Conclusion: The initiation of CIRP against the land-owning company was upheld.
Issue (ii): Whether the pending approval of the successful resolution applicant's plan for the developer company barred initiation of CIRP against the land-owning company?
Analysis: The resolution plan for the developer company could not override the earlier binding judicial direction or substitute for the statutory requirement that the land-owning company first enter CIRP before any consolidated or joint resolution could be considered. The approval of the plan by the committee of creditors, and its pendency before the adjudicating authority, did not prevent admission of a fresh Section 7 proceeding where debt and default were shown. The proposed merger in the plan did not displace the statutory scheme and could not defeat creditor remedies available under the Code.
Conclusion: The pending resolution plan did not bar commencement of CIRP against the land-owning company.

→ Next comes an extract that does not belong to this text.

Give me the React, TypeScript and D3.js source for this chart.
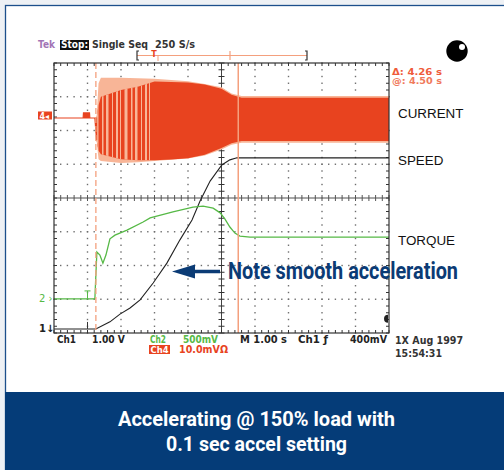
import React from 'react';
import * as d3 from 'd3';

// time in seconds (1.00 s/div), values in divisions (centre = 0)
const speedT = [0, 1.25, 1.67, 1.97, 2.27, 2.57, 2.96, 3.37, 3.76, 4.12, 4.36, 4.66, 5.01, 5.25, 5.46, 10];
const speedV = [-3.88, -3.88, -3.67, -3.44, -3.26, -3.02, -2.52, -1.93, -1.24, -0.65, -0.09, 0.5, 0.98, 1.13, 1.19, 1.19];

const torqueT = [0, 1.22, 1.25, 1.28, 1.37, 1.46, 1.55, 1.67, 1.82, 2.18, 2.66, 2.87, 3.55, 4.15, 4.45, 4.75, 4.96, 5.1, 5.25, 5.4, 5.55, 5.85, 10];
const torqueV = [-2.99, -2.99, -2.28, -1.6, -1.69, -1.93, -1.69, -1.21, -1.1, -0.95, -0.71, -0.59, -0.41, -0.27, -0.24, -0.3, -0.44, -0.62, -0.86, -1.04, -1.13, -1.16, -1.16];

const currentT = [0, 0.87, 0.88, 1.06, 1.07, 1.22, 1.27, 1.33, 1.4, 2.0, 2.5, 3.0, 3.5, 4.0, 4.5, 5.0, 5.3, 5.6, 10];
const currentHi = [2.37, 2.37, 2.52, 2.52, 2.37, 2.37, 2.37, 3.4, 3.56, 3.56, 3.55, 3.53, 3.5, 3.46, 3.38, 3.28, 3.1, 3.02, 3.02];
const currentLo = [2.37, 2.37, 2.37, 2.37, 2.37, 2.37, 1.72, 1.15, 1.1, 1.04, 1.06, 1.1, 1.13, 1.17, 1.26, 1.44, 1.58, 1.64, 1.64];
const coreHi = [2.37, 2.37, 2.52, 2.52, 2.37, 2.37, 2.37, 2.75, 3.0, 3.2, 3.3, 3.45, 3.44, 3.42, 3.36, 3.24, 3.06, 2.97, 2.97];
const coreLo = [2.37, 2.37, 2.37, 2.37, 2.37, 2.37, 1.72, 1.4, 1.3, 1.15, 1.12, 1.12, 1.14, 1.18, 1.28, 1.48, 1.62, 1.69, 1.69];

const traceNames = ['CURRENT', 'SPEED', 'TORQUE'];
const traceLabelV = [2.37, 0.98, -1.39];

const headerTexts = ['Tek', 'Stop:', 'Single Seq', '250 S/s'];
const cursorTexts = ['\u0394: 4.26 s', '@: 4.50 s'];
const footerTexts = ['Ch1', '1.00 V', 'Ch2', '500mV', 'M 1.00 s', 'Ch1 \u0192', '400mV'];
const footer2Texts = ['Ch4', '10.0mV\u03A9'];
const dateTexts = ['1X Aug 1997', '15:54:31'];
const noteText = 'Note smooth acceleration';
const captionLines = ['Accelerating @ 150% load with', '0.1 sec accel setting'];

const cursorTimes = [1.25, 5.5];
const triggerTime = 1.0;

const W = 504;
const H = 470;

export default function App() {
  const x = d3.scaleLinear().domain([0, 10]).range([54, 389]);
  const y = d3.scaleLinear().domain([-4, 4]).range([333, 63]);

  const lineGen = d3
    .line<[number, number]>()
    .x((d) => x(d[0]))
    .y((d) => y(d[1]));

  const speedPts = speedT.map((t, i) => [t, speedV[i]] as [number, number]);
  const torquePts = torqueT.map((t, i) => [t, torqueV[i]] as [number, number]);

  const cur = currentT.map((t, i) => ({ t, hi: currentHi[i], lo: currentLo[i], chi: coreHi[i], clo: coreLo[i] }));
  const outerArea = d3
    .area<any>()
    .x((d) => x(d.t))
    .y0((d) => y(d.lo))
    .y1((d) => y(d.hi))(cur.filter((d) => d.t >= 1.22)) as string;
  const coreArea = d3
    .area<any>()
    .x((d) => x(d.t))
    .y0((d) => y(d.clo))
    .y1((d) => y(d.chi))(cur.filter((d) => d.t >= 1.22)) as string;
  const preArea = d3
    .area<any>()
    .x((d) => x(d.t))
    .y0((d) => y(d.lo))
    .y1((d) => y(d.hi))(cur.filter((d) => d.t <= 1.27)) as string;

  const minorT = d3.range(0, 50.01, 1).map((k) => k * 0.2);
  const minorV = d3.range(0, 40.01, 1).map((k) => -4 + k * 0.2);
  const divT = d3.range(1, 10);
  const divV = d3.range(-3, 4);

  const dots: JSX.Element[] = [];
  divT.forEach((t) => {
    if (t === 5) return;
    minorV.forEach((v, j) => {
      dots.push(<rect key={`vd${t}-${j}`} x={x(t) - 0.7} y={y(v) - 0.7} width={1.4} height={1.4} fill="#6d6d6d" />);
    });
  });
  divV.forEach((v) => {
    if (v === 0) return;
    minorT.forEach((t, j) => {
      dots.push(<rect key={`hd${v}-${j}`} x={x(t) - 0.7} y={y(v) - 0.7} width={1.4} height={1.4} fill="#6d6d6d" />);
    });
  });

  const ticks: JSX.Element[] = [];
  minorV.forEach((v, j) => {
    ticks.push(<line key={`cv${j}`} x1={x(5) - 3} x2={x(5) + 3} y1={y(v)} y2={y(v)} stroke="#333" strokeWidth={1} />);
    ticks.push(<line key={`lv${j}`} x1={x(0)} x2={x(0) + 3} y1={y(v)} y2={y(v)} stroke="#333" strokeWidth={1} />);
    ticks.push(<line key={`rv${j}`} x1={x(10) - 3} x2={x(10)} y1={y(v)} y2={y(v)} stroke="#333" strokeWidth={1} />);
  });
  minorT.forEach((t, j) => {
    ticks.push(<line key={`ch${j}`} x1={x(t)} x2={x(t)} y1={y(0) - 3} y2={y(0) + 3} stroke="#555" strokeWidth={1} />);
    ticks.push(<line key={`th${j}`} x1={x(t)} x2={x(t)} y1={y(4)} y2={y(4) + 3} stroke="#333" strokeWidth={1} />);
    ticks.push(<line key={`bh${j}`} x1={x(t)} x2={x(t)} y1={y(-4) - 3} y2={y(-4)} stroke="#333" strokeWidth={1} />);
  });

  const mono = "'DejaVu Sans', sans-serif";
  const sans = "'Liberation Sans', Arial, sans-serif";
  const narrow = "'Liberation Sans Narrow', 'Roboto', 'Liberation Sans', sans-serif";
  const orange = '#e8431f';
  const peach = '#f8b597';
  const cursorCol = '#f4a07e';
  const green = '#56b946';
  const navy = '#0b3b75';

  return (
    <svg width={W} height={H} viewBox={`0 0 ${W} ${H}`} style={{ position: 'absolute', left: 0, top: 0, display: 'block' }}>
      <defs>
        <pattern id="stripes" width={29} height={10} patternUnits="userSpaceOnUse">
          <rect x={0} y={0} width={2} height={10} fill={peach} />
          <rect x={4} y={0} width={1} height={10} fill={peach} />
          <rect x={8.5} y={0} width={3} height={10} fill={peach} />
          <rect x={15} y={0} width={1.5} height={10} fill={peach} />
          <rect x={19} y={0} width={2.5} height={10} fill={peach} />
          <rect x={25} y={0} width={1} height={10} fill={peach} />
        </pattern>
        <clipPath id="coreClip">
          <path d={coreArea} />
        </clipPath>
      </defs>
      <rect x={0} y={0} width={W} height={H} fill="#eef1f5" />
      <rect x={5.5} y={5.5} width={W} height={H} fill="#ffffff" stroke="#1d4f8c" strokeWidth={1.3} />

      {/* graticule */}
      {dots}
      <line x1={x(0)} x2={x(10)} y1={y(0)} y2={y(0)} stroke="#8a8a8a" strokeWidth={1.3} />
      <line x1={x(5)} x2={x(5)} y1={y(4)} y2={y(-4)} stroke="#444" strokeWidth={1} />
      {ticks}

      {/* current trace */}
      <path d={outerArea} fill={peach} />
      <path d={coreArea} fill={orange} />
      <rect
        x={x(1.27)}
        y={y(4)}
        width={x(2.95) - x(1.27)}
        height={y(-4) - y(4)}
        fill="url(#stripes)"
        clipPath="url(#coreClip)"
      />
      <path d={preArea} fill={orange} stroke={orange} strokeWidth={1.2} />

      {/* speed and torque */}
      <path d={lineGen(speedPts) as string} fill="none" stroke="#222" strokeWidth={1.1} />
      <path d={lineGen(torquePts) as string} fill="none" stroke={green} strokeWidth={1.3} />

      {/* cursors */}
      <line x1={x(cursorTimes[0])} x2={x(cursorTimes[0])} y1={y(4)} y2={y(-4)} stroke={cursorCol} strokeWidth={1.3} strokeDasharray="6 3" />
      <line x1={x(cursorTimes[1])} x2={x(cursorTimes[1])} y1={y(4)} y2={y(-4)} stroke={cursorCol} strokeWidth={1.5} />

      {/* trigger markers */}
      <line x1={x(triggerTime)} x2={x(triggerTime)} y1={y(-2.99) - 8} y2={y(-2.99)} stroke={green} strokeWidth={1} />
      <line x1={x(triggerTime) - 3} x2={x(triggerTime) + 3} y1={y(-2.99) - 8} y2={y(-2.99) - 8} stroke={green} strokeWidth={1} />
      <line x1={x(triggerTime)} x2={x(triggerTime)} y1={y(-3.88) - 7} y2={y(-3.88)} stroke="#333" strokeWidth={1} />

      {/* border */}
      <rect x={x(0)} y={y(4)} width={x(10) - x(0)} height={y(-4) - y(4)} fill="none" stroke="#333" strokeWidth={1.2} />

      {/* channel markers */}
      <rect x={38} y={111.5} width={14} height={8} fill={orange} />
      <text x={39.5} y={118.5} fontFamily={mono} fontSize={8} fontWeight="bold" fill="#fff">4◂</text>
      <text x={39} y={y(-2.99) + 3.5} fontFamily={mono} fontSize={10} fill={green}>2 ›</text>
      <text x={39} y={y(-3.88) + 3.5} fontFamily={mono} fontSize={10} fontWeight="bold" fill="#222">1↓</text>
      <path d={`M ${x(10) - 1} ${y(-3.58) - 4} A 4 4 0 0 0 ${x(10) - 1} ${y(-3.58) + 4} Z`} fill="#222" />

      {/* header */}
      <text x={38} y={48} fontFamily={mono} fontSize={10} fontWeight="bold" fill="#a274b6" textLength={17} lengthAdjust="spacingAndGlyphs">{headerTexts[0]}</text>
      <rect x={60} y={40} width={29} height={10} fill="#111" />
      <text x={61} y={48} fontFamily={mono} fontSize={10} fontWeight="bold" fill="#fff" textLength={27} lengthAdjust="spacingAndGlyphs">{headerTexts[1]}</text>
      <text x={92} y={48} fontFamily={mono} fontSize={10} fontWeight="bold" fill="#333" textLength={56} lengthAdjust="spacingAndGlyphs">{headerTexts[2]}</text>
      <text x={155} y={48} fontFamily={mono} fontSize={10} fontWeight="bold" fill="#333" textLength={40} lengthAdjust="spacingAndGlyphs">{headerTexts[3]}</text>

      {/* record-length bar */}
      <line x1={137} x2={307} y1={55.5} y2={55.5} stroke={cursorCol} strokeWidth={1.2} />
      <path d="M 139 51 L 137 51 L 137 60 L 139 60" fill="none" stroke="#333" strokeWidth={1.2} />
      <path d="M 305 51 L 307 51 L 307 60 L 305 60" fill="none" stroke="#333" strokeWidth={1.2} />
      <line x1={230} x2={230} y1={51} y2={60} stroke={cursorCol} strokeWidth={1.2} />
      <text x={154} y={57} fontFamily={mono} fontSize={8} fontWeight="bold" fill={orange} textAnchor="middle">T</text>
      <line x1={158} x2={158} y1={56} y2={61} stroke={cursorCol} strokeWidth={1} />

      {/* cursor readouts */}
      <text x={392} y={75} fontFamily={mono} fontSize={9} fontWeight="bold" fill="#ef5b3a" textLength={50} lengthAdjust="spacingAndGlyphs">{cursorTexts[0]}</text>
      <text x={392} y={84} fontFamily={mono} fontSize={8} fontWeight="bold" fill="#f07a5c" textLength={50} lengthAdjust="spacingAndGlyphs">{cursorTexts[1]}</text>

      {/* status ball */}
      <circle cx={457} cy={51} r={10.7} fill="#000" />
      <circle cx={462} cy={47} r={3} fill="#fff" />

      {/* trace labels */}
      {traceNames.map((n, i) => (
        <text key={n} x={398} y={y(traceLabelV[i])} fontFamily={sans} fontSize={13.4} fill="#111">{n}</text>
      ))}

      {/* annotation */}
      <line x1={220} x2={190} y1={271.5} y2={271.5} stroke={navy} strokeWidth={3.5} />
      <path d="M 172 271.5 L 195 264.5 L 195 278.5 Z" fill={navy} />
      <text x={228} y={279} fontFamily={narrow} fontSize={23} fontWeight="bold" fill={navy} textLength={230} lengthAdjust="spacingAndGlyphs">{noteText}</text>

      {/* footer readouts */}
      <text x={57} y={343} fontFamily={mono} fontSize={10.5} fontWeight="bold" fill="#222" textLength={19} lengthAdjust="spacingAndGlyphs">{footerTexts[0]}</text>
      <text x={92} y={343} fontFamily={mono} fontSize={10.5} fontWeight="bold" fill="#222" textLength={33} lengthAdjust="spacingAndGlyphs">{footerTexts[1]}</text>
      <text x={150} y={343} fontFamily={mono} fontSize={10.5} fontWeight="bold" fill={green} textLength={16} lengthAdjust="spacingAndGlyphs">{footerTexts[2]}</text>
      <text x={183} y={343} fontFamily={mono} fontSize={10.5} fontWeight="bold" fill={green} textLength={35} lengthAdjust="spacingAndGlyphs">{footerTexts[3]}</text>
      <text x={240} y={343} fontFamily={mono} fontSize={10.5} fontWeight="bold" fill="#222" textLength={47} lengthAdjust="spacingAndGlyphs">{footerTexts[4]}</text>
      <text x={298} y={343} fontFamily={mono} fontSize={10.5} fontWeight="bold" fill="#222" textLength={30} lengthAdjust="spacingAndGlyphs">{footerTexts[5]}</text>
      <text x={350} y={343} fontFamily={mono} fontSize={10.5} fontWeight="bold" fill="#222" textLength={37} lengthAdjust="spacingAndGlyphs">{footerTexts[6]}</text>
      <rect x={149} y={345} width={21} height={9} fill={orange} />
      <text x={150.5} y={352.5} fontFamily={mono} fontSize={9} fontWeight="bold" fill="#fff" textLength={18} lengthAdjust="spacingAndGlyphs">{footer2Texts[0]}</text>
      <text x={179} y={353} fontFamily={mono} fontSize={10} fontWeight="bold" fill={orange} textLength={49} lengthAdjust="spacingAndGlyphs">{footer2Texts[1]}</text>
      <text x={395} y={344} fontFamily={mono} fontSize={10} fontWeight="bold" fill="#333" textLength={68} lengthAdjust="spacingAndGlyphs">{dateTexts[0]}</text>
      <text x={395} y={357} fontFamily={mono} fontSize={10} fontWeight="bold" fill="#333" textLength={47} lengthAdjust="spacingAndGlyphs">{dateTexts[1]}</text>

      {/* caption band */}
      <rect x={5} y={392} width={W - 5} height={H - 392} fill="#053c78" />
      <text x={256.5} y={426} fontFamily={narrow} fontSize={19.5} fontWeight="bold" fill="#fff" textAnchor="middle" textLength={277} lengthAdjust="spacingAndGlyphs">{captionLines[0]}</text>
      <text x={256.5} y={450.5} fontFamily={narrow} fontSize={19.5} fontWeight="bold" fill="#fff" textAnchor="middle" textLength={181} lengthAdjust="spacingAndGlyphs">{captionLines[1]}</text>
    </svg>
  );
}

Final Conclusion: The impugned order admitting the Section 7 application was affirmed, and both appeals failed.
Ratio Decidendi: Where debt, default, and maintainability under Section 7 of the Insolvency and Bankruptcy Code, 2016 are established, a pending resolution plan for a related company cannot prevent initiation of CIRP against a separate but interlinked corporate debtor, especially where an earlier binding order requires lawful commencement of CIRP against that entity before consolidation.